On Friday, a body that advises US judges revised the document it created to help judges grapple with scientific issues. The move came after a group of Republican state attorneys general wrote a letter to complain about the document’s chapter on climate change, with one of the letter’s criticisms being that it treated human influence on climate as a fact. In response to the letter, the Federal Judicial Center has now deleted the entire chapter.

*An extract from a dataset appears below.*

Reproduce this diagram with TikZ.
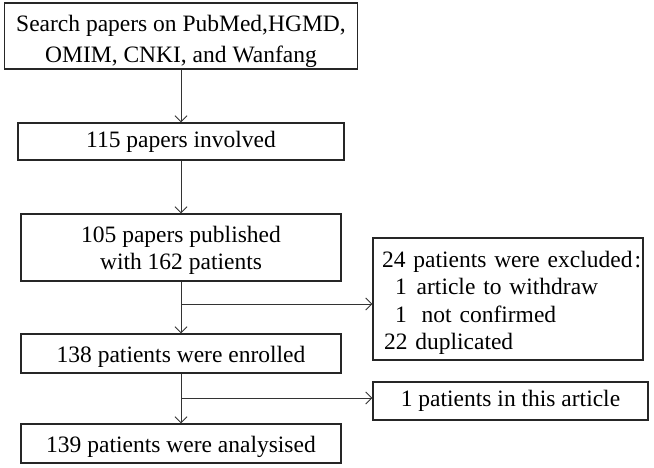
\documentclass[tikz,border=0pt]{standalone}
\usepackage{fontspec}
\setmainfont{Liberation Serif}
\usetikzlibrary{arrows.meta}
\begin{document}
\begin{tikzpicture}[x=1pt,y=-1pt,
  box/.style={draw=black!85, line width=1.3pt, rectangle, inner sep=0pt, align=center,
    font=\fontsize{23.5}{27}\selectfont},
  conn/.style={draw=black!80, line width=1pt},
  arr/.style={conn, -{Straight Barb[length=6pt,width=12pt,line width=0.9pt]}}]
\useasboundingbox (0,0) rectangle (654,467);
\node[box, minimum width=353pt, minimum height=66pt] (b1) at (181,36)
  {\rule{0pt}{28pt}Search papers on PubMed,HGMD,\\[4pt] OMIM, CNKI, and Wanfang};
\node[box, minimum width=326pt, minimum height=37pt] (b2) at (181,141.5) {115 papers involved};
\node[box, minimum width=320pt, minimum height=67pt] (b3) at (181,247.5)
  {\rule{0pt}{22pt}105 papers published\\ with 162 patients};
\node[box, minimum width=320pt, minimum height=39pt] (b4) at (181,353.5) {\rule{0pt}{22pt}138 patients were enrolled};
\node[box, minimum width=320pt, minimum height=39pt] (b5) at (181,443.5) {\rule{0pt}{23pt}139 patients were analysised};
\node[box, minimum width=270pt, minimum height=122pt, text width=266pt, align=left,
  inner xsep=2pt, font=\fontsize{23.5}{27.3}\selectfont] (r1) at (508,299)
  {\mbox{\rule{0pt}{24pt}\hspace*{7pt}24 patients were excluded\kern2pt:}\\
   \mbox{\hspace*{20pt}1\hspace*{10pt}article to withdraw}\\
   \mbox{\hspace*{20pt}1\hspace*{15pt}not confirmed}\\
   \mbox{\hspace*{9pt}22 duplicated}};
\node[box, minimum width=275pt, minimum height=38pt] (r2) at (510.5,401) {1 patients in this article};
\coordinate (j1) at (181,304);
\coordinate (j2) at (181,398);
\draw[arr] (b1.south) -- (b2.north);
\draw[arr] (b2.south) -- (b3.north);
\draw[arr] (b3.south) -- (b4.north);
\draw[arr] (b4.south) -- (b5.north);
\draw[arr] (j1) -- (r1.west |- j1);
\draw[arr] (j2) -- (r2.west |- j2);
\end{tikzpicture}
\end{document}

The Federal Judicial Center has been established by statute as the “research and education agency of the judicial branch of the United States Government.” As part of that role, it prepares documents that can serve as reference material for judges unfamiliar with topics that find their way into the courtroom. Among those projects is the “Reference Manual on Scientific Evidence,” now in its fourth edition. Prepared in collaboration with the National Academies of Science, the document covers the process of science and specific topics that regularly appear before the courts, like statistical techniques, DNA-based identification, and chemical exposures.
When initially released in December, the fourth edition included material on climate change prepared by two authors at Columbia University. But a group of attorneys general from Republican-leaning states objected to this content. At the end of January, they sent a letter to the leadership of the Federal Judicial Center outlining their issues. Many of them focus on the text that accepts the reality of human-driven climate change as a fact.
“Nothing is ‘independent’ or ‘impartial’ in issuing a document on behalf of America’s judges declaring that only one preferred view is ‘within the boundaries of scientifically sound knowledge,’” the letter complains, while ignoring many topics where the document does exactly that. But the objections are only about one specific area of science: “The Fourth Edition places the judiciary firmly on one side of some of the most hotly disputed questions in current litigation: climate-related science and ‘attribution.’”
In short, the state attorneys general object to the document treating facts as facts, as there have been lawsuits that contested them. “Among other things, the Manual states that human activities have ‘unequivocally warmed the climate,’ that it is ‘extremely likely’ human influence drives ocean warming, and that researchers are ‘virtually certain’ about ocean acidification,” their letter states, “treating contested litigation positions as settled fact.” In other words, they’re arguing that, if someone is ignorant enough to start a suit based on ignorance of well-established science, then the Federal Judicial Center should join them in their ignorance.
The attorneys general also complain that the report calls the Intergovernmental Panel on Climate Change an “authoritative science body,” citing a conservative Canadian public policy think tank that disagreed with that assessment.
These complaints were mixed in with some more potentially reasonable complaints about how the climate chapter gave specific suggestions on how to legally approach some issues, and assigned significance to one or two recent studies that haven’t yet been validated by follow-on work. But the letter’s authors would not settle for revisions based on a few reasonable complaints; instead, they demand the entire chapter be removed because it accurately reflects the status of climate science.
Naturally, the Federal Judicial Center has agreed. We have confirmed that the current version of the document no longer includes a chapter on climate science, even though the foreword by Supreme Court Justice Elana Kagan still mentions it.